The billionaire investor and George Soros‘ Protégé, Stanley Druckenmiller gave a presentation discussing the Federal Reserve’s interest rate policy on CNBC’s ‘Delivering Alpha Conference’ recently. After the presentation he was also interviewed by CNBC’s Joe Kernen on the same topic. Mr. Druckenmiller seemed cautious of how the Federal Reserve has kept interest rates at near 0 levels for an extended period of time.
“Today’s Fed Policy is as puzzling to me as during any of those periods and frankly rivals 2003 in the late stages to the early 2004 as the most baffling of the number of instances, I have in mind. We at Duquesne at that time were mystified why the funds rate was 1% with a ‘considerable period’ attached to it, given the vigorous economic growth statistics available at that time,” Druckenmiller said.

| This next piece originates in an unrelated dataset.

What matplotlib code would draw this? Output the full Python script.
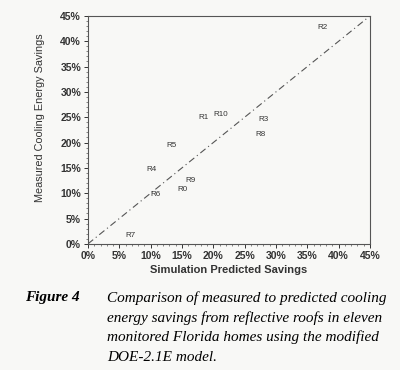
import matplotlib

matplotlib.use("Agg")
import matplotlib.pyplot as plt
from matplotlib.ticker import MultipleLocator, PercentFormatter

# Site labels with (predicted, measured) savings in percent
sites = ["R2", "R1", "R10", "R3", "R8", "R5", "R4", "R9", "R0", "R6", "R7"]
predicted = [37.5, 18.4, 21.1, 28.0, 27.5, 13.4, 10.2, 16.3, 15.0, 10.7, 6.7]
measured = [42.7, 24.9, 25.6, 24.5, 21.5, 19.5, 14.6, 12.6, 10.7, 9.7, 1.6]

# 1:1 reference line
ref_line = [0, 45]

sans = ["Liberation Sans", "DejaVu Sans"]
serif = ["Liberation Serif", "DejaVu Serif"]

fig = plt.figure(figsize=(4.0, 3.7), dpi=100)
fig.patch.set_facecolor("#f8f8f6")
ax = fig.add_axes([0.22, 0.341, 0.705, 0.616])
ax.set_facecolor("#f8f8f6")

ax.plot(ref_line, ref_line, color="#555555", linestyle=(0, (6, 3, 1, 3)),
        linewidth=0.8)

for name, px, my in zip(sites, predicted, measured):
    ax.text(px, my, name, ha="center", va="center", fontsize=5.8,
            color="#333333", family=sans)

ax.set_xlim(0, 45)
ax.set_ylim(0, 45)
ax.xaxis.set_major_locator(MultipleLocator(5))
ax.yaxis.set_major_locator(MultipleLocator(5))
ax.xaxis.set_minor_locator(MultipleLocator(1))
ax.yaxis.set_minor_locator(MultipleLocator(1))
ax.xaxis.set_major_formatter(PercentFormatter(decimals=0))
ax.yaxis.set_major_formatter(PercentFormatter(decimals=0))
ax.tick_params(which="major", length=3, width=0.7, labelsize=7.5, pad=2,
               colors="#333333")
ax.tick_params(which="minor", length=1.5, width=0.5, colors="#555555")
for lab in ax.get_xticklabels() + ax.get_yticklabels():
    lab.set_fontweight("bold")
    lab.set_family(sans)
for sp in ax.spines.values():
    sp.set_color("#555555")
    sp.set_linewidth(0.8)

ax.set_xlabel("Simulation Predicted Savings", fontsize=8, fontweight="bold",
              color="#333333", labelpad=3, family=sans)
ax.set_ylabel("Measured Cooling Energy Savings", fontsize=7.8,
              color="#333333", family=sans)
ax.yaxis.set_label_coords(-0.152, 0.553)

# Caption
fig.text(25 / 400, 1 - 298 / 370, "Figure 4", fontsize=11, style="italic",
         fontweight="bold", family=serif, va="center", ha="left")
caption = [
    "Comparison of measured to predicted cooling",
    "energy savings from reflective roofs in eleven",
    "monitored Florida homes using the modified",
    "DOE-2.1E model.",
]
for i, line in enumerate(caption):
    fig.text(107 / 400, 1 - (298 + 19.7 * i) / 370, line, fontsize=11,
             style="italic", family=serif, va="center", ha="left")

fig.savefig("out.png", dpi=100, facecolor=fig.get_facecolor())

Mr. Druckenmiller went on to compare the current state of economy with that of 2003-04, when the jobs growth, industrial production and other economic indicators were showing the same levels of growth that they do now. However, he did so to highlight the fact that in 2003-04 the Fed has kept interest rates lower, similar to what it has been doing now and this extended period of keeping the interest low resulted in the financial crisis of 2007-2008.
To demonstrate that the Fed’s current interest rate policy doesn’t make sense he cited an interesting example of how in 2003-2004 he had asked his partners in his firm to look at some charts he had prepared of economic indicators and to imagine that they had been living on Mars for the last 5 years only to return right now, then guess the appropriate level of interest rate that the Fed should have kept. He revealed that most of his partners came with an answer higher than the 1% interest rate that the Fed was administering back then. During the course of his presentation, he also asked the audience to imagine the same thing right now, after looking at current economic indicators and compare their figures with the Fed’s current interest rate of nearly zero.
Druckenmiller believes that this ‘once in a century’ economic measures are not required five years into the recovery from the 2007-08 financial crisis. He cited economic history to explain that the current policies by the Federal Reserve are not only unnecessary but also fraught with unappreciated risks. According to him, when Ben Bernanke and other Fed officials instituted the QE in 2009, the economy was in a “dysfunctional meltdown” and the idea of going with a quantitative easing was not only brilliantly conceived but also had a good risk-reward attached to it, but the current economic policy neither makes any sense nor is good from a risk-reward perspective.
Druckenmiller was forthcoming in accepting that he doesn’t know if the current state of affairs will lead to another investment bust due to misallocation of resources, lead to inflation or the effects will just be benign. He also mentioned that if he doesn’t know what the likely outcome would be even the Fed doesn’t know it.
“Given the time, the resources, and efforts, policy makers have put forward to make sure we don’t experience another financial crisis from Dodd-Frank to recapitalizing the banks to other measures. Does it make any sense to double down on a monetary policy which many of us believe was the primary impetus or at least a significant contributor, leading up to the financial crisis,” Druckenmiller added.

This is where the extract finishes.